Holy crap, it's been a long time since the last time I did one of these. I know the blog has spent an unfair amount of time on the back burner of late, as I strive to beat Princesses Still In SPACE!!! (not the actual title) into submission, but wow. Anyway, here are some linkworthy links.
:: In the similar mode, I’m suggesting a “slow audience response” movement. Please stop talking when the speaker/movie/concert starts, and wait for the event to actually end before fumbling with your keys. You may actually enjoy it better if you are “present” at the event, rather than treating it as one more thing to check off the to-do list. I KNOW your fellow audience members will appreciate it. (I couldn't agree more. I've never understood why it is that people are always in such a damned rush to get out of the movie theater. And it's like a conditioned response with some folks: their brains are wired to bounce up and head for the exit the second the words "Directed by ___" appear on screen. I've noticed, over the last few years, that sometimes movies will have "Easter Egg" content during the credits, if not actual scenes, so the credits-sprinters will stand up, move to the stairs along the side, and then stand there until they're satisfied that they can leave. Why not just keep your asses in the seats? Where are you going?!
I recall some conversation years ago on some classical music-related blogs on the subject of applause in between movements of multi-movement works. This doesn't really bother me all that much, but I do recall attending a Buffalo Philharmonic concert years ago when they played the Tchaikovsky Symphony No. 5. There's a spot in the last movement where everything builds to one long, dramatic chord, which the orchestra holds until the conductor gives the cut-off. There's a pause of a few seconds, and then the conductor cues the orchestra to begin the final portion of the work. The problem is, the folks at the concert weren't musically literate enough to not recognize the fact that that long, sustained chord couldn't possibly be the end of the work. So as soon as the conductor cut the chord off, the audience started applauding. For a work that wasn't even finished. Oy.)
:: They were both great horses, but the difference between Roy Rogers' Trigger and the Lone Ranger's Silver was that Trigger was well-trained. Silver just knew. (I still want to see The Lone Ranger, and almost certainly will, when it comes to DVD.)
:: The waiter apologizes and says he hasn’t felt good all night. He thinks it’s something he ate. Oh, that's comforting. Your waiter has such a high fever he could could fry your Monte Christo on his head. (Mmmmmm...Monte Cristo sandwich...ummm, sorry.)
:: Dear Mr. Card,
I wanted you to know that I recently read your statement regarding the proposed boycott of ‘Ender’s Game’, and I can understand where you’re coming from in your plea for tolerance. Believe me, I can understand what it’s like to worry that your livelihood will be affected by the intolerance of others.
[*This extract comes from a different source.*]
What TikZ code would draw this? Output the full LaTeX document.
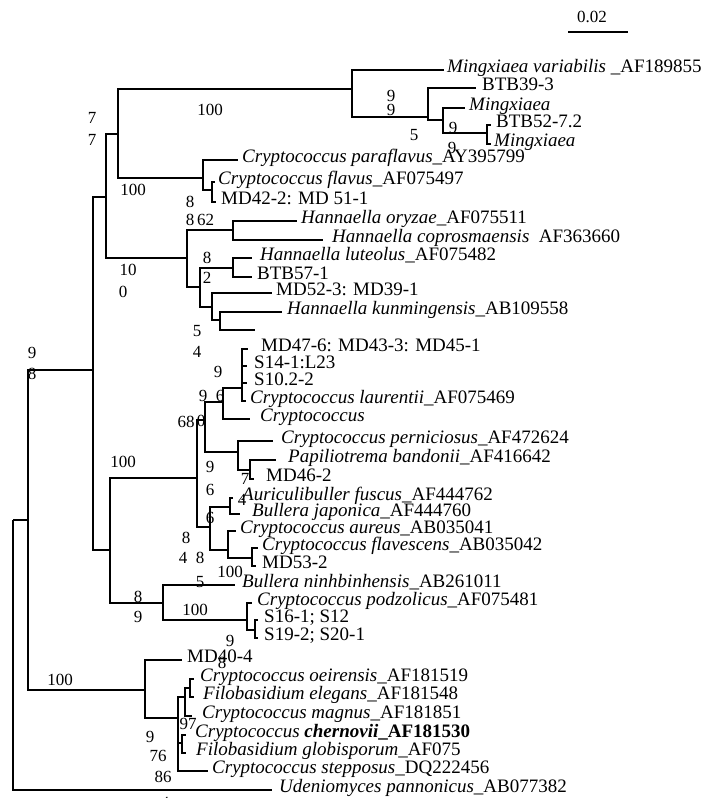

Many of my LGBT friends have had to face open discrimination in the workplace due to the kind of open hatred you personally fostered with your time and money…and in fact, continue to foster today, despite your belief that the whole issue is now “moot”. So I can deeply sympathize with your hope that “the victorious proponents of gay marriage will show tolerance toward those who disagreed with them when the issue was still in dispute.”
:: What if E.T. and the Thing had a baby, and horribly, that baby was Jeff Bridges?
:: Providence has sent a solution after all! (I can barely process this.)
:: For me, the point of having a personal blog is that it’s basically a journal for me. A place where I talk to myself about whatever the hell I want. A place to work out how I feel about my life and the world, or to document my struggle with weight and mental disorders, or to list my favorite things, or to talk about the movies I saw. If someone else reads it and likes it, cool. That’s wonderful. But it’s not done for them. It’s done for me. It’s done because I feel a need to write it all down someplace. That’s the point of it. Frankly, the only person that I really, truly care about reading it is my wife, because I want my wife and me to know each other as much as possible. She’s really the only one who I need to understand me. It’s not about validation by strangers; it’s just me having fun and introducing a fraction of structure into my weekly routine.
:: And watch Monteith, and how accessible he is, how available. He’s a big strapping guy, a foot taller than everyone else, and his body shows the awkwardness of not quite knowing what to do with himself, but that just makes him more honest, more open: there is no artifice in him, no protection, no holding back. (I've never liked Glee, but my dislike of the show has always been mostly on a conceptual level and in the way it treats the music and the enterprise thereof. The talent involved in the show, however, is quite often jaw-dropping. This young man's passing is a cruel, cruel loss.)